When I saw "Space Camp" starring Leah Thompson as a plucky but arrogant amateur pilot and Kelly Preston as a flighty genius, I knew what I was meant to be: an astronaut.
Sadly, I found math and science terribly boring. Gertrude Stein, upon being encouraged to stay in med school -- think of the women! she was told, being a pioneer for her gender in the field -- said to those making the entreaty: "You've no idea what it is to be bored." I did, Gertrude, I did. So I shelved my dreams of space flight.
Unlike Gertrude, I did not become a famous lesbian writer in Paris. Instead, I became a non-famous hetero writer in DC. But I did once play violin in a lesbian rock band so she and I share that, at least. That and a low tolerance for boredom.
This is all getting to a point.
Imagine my envy/delight at this incredible project: father and son send an I-Phone up to space in a weather balloon, and get a recording of the whole adventure (plus their I-Phone back).
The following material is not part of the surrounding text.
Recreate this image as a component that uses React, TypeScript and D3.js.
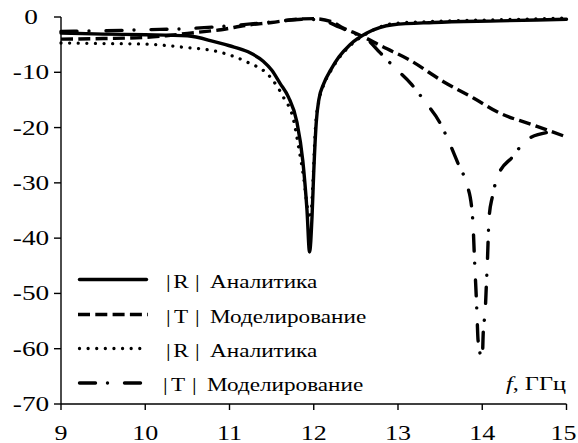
import React from 'react';
import * as d3 from 'd3';

const W = 578;
const H = 443;

const xTicks = [9, 10, 11, 12, 13, 14, 15];
const yTicks = [0, -10, -20, -30, -40, -50, -60, -70];

// |R| Аналитика (solid)
const freqS1 = [9, 9.5, 10, 10.5, 10.83, 11.0, 11.22, 11.4, 11.5, 11.6, 11.7, 11.8, 11.87, 11.92, 11.95, 11.98, 12.0, 12.03, 12.06, 12.12, 12.2, 12.3, 12.43, 12.63, 12.94, 13.42, 14.2, 15];
const valS1 = [-2.9, -3.1, -3.2, -3.4, -4.5, -5.2, -6.3, -8.0, -9.6, -12, -14.5, -19, -26, -35, -42.5, -36, -28, -19, -15, -12, -9.6, -7.2, -5.0, -2.9, -1.4, -1.0, -0.7, -0.4];

// |T| Моделирование (dashed)
const freqS2 = [9, 9.5, 10, 10.3, 10.6, 10.9, 11.2, 11.5, 11.8, 12.0, 12.2, 12.35, 12.55, 12.82, 13.14, 13.54, 13.9, 14.21, 14.6, 15];
const valS2 = [-4.0, -3.9, -3.7, -3.3, -2.8, -2.3, -1.5, -1.0, -0.4, -0.3, -0.8, -2.0, -3.3, -5.4, -7.8, -11.7, -14.7, -17.4, -19.5, -21.7];

// |R| Аналитика (dotted)
const freqS3 = [9, 9.5, 10, 10.41, 10.92, 11.2, 11.48, 11.64, 11.76, 11.82, 11.88, 11.93, 11.96, 11.99, 12.02, 12.06, 12.12, 12.2, 12.3, 12.43, 12.63, 12.94, 13.42, 14.2, 15];
const valS3 = [-4.7, -4.8, -4.9, -5.4, -6.5, -8.1, -10.8, -14.5, -18.6, -23.5, -29, -35, -36.5, -30, -20, -15.3, -12.2, -9.8, -7.4, -5.2, -3.0, -1.2, -0.8, -0.5, -0.2];

// |T| Моделирование (dash-dot)
const freqS4 = [9, 9.5, 10, 10.5, 11.0, 11.5, 11.9, 12.1, 12.3, 12.45, 12.63, 12.79, 12.97, 13.15, 13.32, 13.5, 13.6, 13.71, 13.81, 13.874, 13.893, 13.905, 13.917, 13.929, 13.94, 13.95, 14.0, 14.012, 14.036, 14.05, 14.06, 14.07, 14.08, 14.12, 14.19, 14.36, 14.53, 14.81];
const valS4 = [-2.6, -2.5, -2.3, -2.1, -1.6, -0.9, -0.4, -0.6, -1.8, -2.8, -4.0, -6.5, -9.3, -12, -15.3, -19.2, -22.4, -26.4, -30, -34.4, -38.2, -42.7, -46.7, -50.6, -54.8, -58.4, -61.8, -57, -53, -48, -44.8, -40.3, -36.5, -32.5, -28.6, -25.3, -22.2, -20.8];

const legendSymbols = ['R', 'T', 'R', 'T'];
const legendNames = ['Аналитика', 'Моделирование', 'Аналитика', 'Моделирование'];
const axisTitleItalic = 'f';
const axisTitleRest = ', ГГц';

const FONT = '"Liberation Serif", "Times New Roman", serif';

function Txt({ x, y, size, sx, anchor = 'start', italic = false, children }: any) {
  return (
    <text
      transform={`translate(${x},${y}) scale(${sx},1)`}
      textAnchor={anchor}
      fontFamily={FONT}
      fontSize={size}
      fontStyle={italic ? 'italic' : 'normal'}
      fill="#000"
    >
      {children}
    </text>
  );
}

export default function App() {
  const x = d3.scaleLinear().domain([9, 15]).range([61, 566.5]);
  const y = d3.scaleLinear().domain([0, -70]).range([17, 404]);

  const line = d3
    .line<[number, number]>()
    .x((d) => x(d[0]))
    .y((d) => y(d[1]))
    .curve(d3.curveMonotoneX);

  const zip = (a: number[], b: number[]) => a.map((v, i) => [v, b[i]] as [number, number]);

  const styles = [
    { dash: undefined, cap: 'round', w: 3.4 },
    { dash: '12 5.3', cap: 'butt', w: 3.4 },
    { dash: '0.01 8.6', cap: 'round', w: 3.3 },
    { dash: '16 12 0.01 17', cap: 'round', w: 3.4 },
  ];
  const series = [
    zip(freqS1, valS1),
    zip(freqS2, valS2),
    zip(freqS3, valS3),
    zip(freqS4, valS4),
  ];
  const drawOrder = [3, 1, 2, 0];

  const legendLineY = [279.5, 314.5, 348.5, 383];
  const legendTextY = [287.5, 322.5, 356.5, 391];
  const legendBarX = [166, 166, 166, 163];

  const xLabelSize = 21;
  const xLabelSx = 1.24;

  return (
    <svg
      width={W}
      height={H}
      style={{ position: 'absolute', left: 0, top: 0, background: '#fff' }}
    >
      <rect width={W} height={H} fill="#fff" />
      {/* axes */}
      <line x1={61} x2={61} y1={y(0)} y2={y(-70)} stroke="#000" strokeWidth={1.4} />
      <line x1={61} x2={x(15)} y1={y(-70)} y2={y(-70)} stroke="#000" strokeWidth={1.4} />
      {yTicks.map((t) => (
        <g key={'y' + t}>
          <line x1={54} x2={61} y1={y(t)} y2={y(t)} stroke="#000" strokeWidth={1.4} />
          <Txt x={31} y={y(t) + 7} size={21} sx={1.3} anchor="middle">
            {String(t)}
          </Txt>
        </g>
      ))}
      {xTicks.map((t) => {
        const label = String(t);
        const half = (label.length * xLabelSize * 0.5 * xLabelSx) / 2;
        const lx = Math.min(x(t), W - half - 1.5);
        return (
          <g key={'x' + t}>
            <line x1={x(t)} x2={x(t)} y1={y(-70)} y2={y(-70) + 6} stroke="#000" strokeWidth={1.4} />
            <Txt x={lx} y={440} size={xLabelSize} sx={xLabelSx} anchor="middle">
              {label}
            </Txt>
          </g>
        );
      })}

      {/* series */}
      {drawOrder.map((i) => (
        <path
          key={'s' + i}
          d={line(series[i]) || ''}
          fill="none"
          stroke="#000"
          strokeWidth={styles[i].w}
          strokeDasharray={styles[i].dash}
          strokeLinecap={styles[i].cap as any}
          strokeLinejoin="round"
        />
      ))}

      {/* legend */}
      {legendNames.map((name, i) => (
        <g key={'l' + i}>
          <line
            x1={i === 1 ? 78 : 79.5}
            x2={i === 1 ? 148 : 146.5}
            y1={legendLineY[i]}
            y2={legendLineY[i]}
            stroke="#000"
            strokeWidth={styles[i].w}
            strokeDasharray={styles[i].dash}
            strokeLinecap={styles[i].cap as any}
          />
          <Txt x={legendBarX[i]} y={legendTextY[i]} size={19} sx={1.22}>|</Txt>
          <Txt x={legendBarX[i] + 15} y={legendTextY[i]} size={19} sx={1.22} anchor="middle">
            {legendSymbols[i]}
          </Txt>
          <Txt x={legendBarX[i] + 29} y={legendTextY[i]} size={19} sx={1.22}>|</Txt>
          <Txt x={legendBarX[i] + 44} y={legendTextY[i]} size={19} sx={1.22}>
            {name}
          </Txt>
        </g>
      ))}

      {/* axis title */}
      <text
        transform={`translate(566,390) scale(1.28,1)`}
        textAnchor="end"
        fontFamily={FONT}
        fontSize={19}
        fill="#000"
      >
        <tspan fontStyle="italic">{axisTitleItalic}</tspan>
        <tspan>{axisTitleRest}</tspan>
      </text>
    </svg>
  );
}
Brilliant, clever, inspiring, well-executed, and it opens the mind to all sorts of possibilities. I coulda done that had I only paid attention in physics. Dammit. check it out - perhaps the most wonderful thing you'll see all day:
(and here's the embarrassing admission part, which I only just realized. Space Camp, the quintessential kids' movie -- it included a sentient robot, a motley mix of multi-talented kids Who Ovecome Adversity and Steven Spielberg's wife -- didn't come out till 1986. I was a freshman in COLLEGE and I saw it in the MOVIE THEATER. That is what kind of a nerd I am.)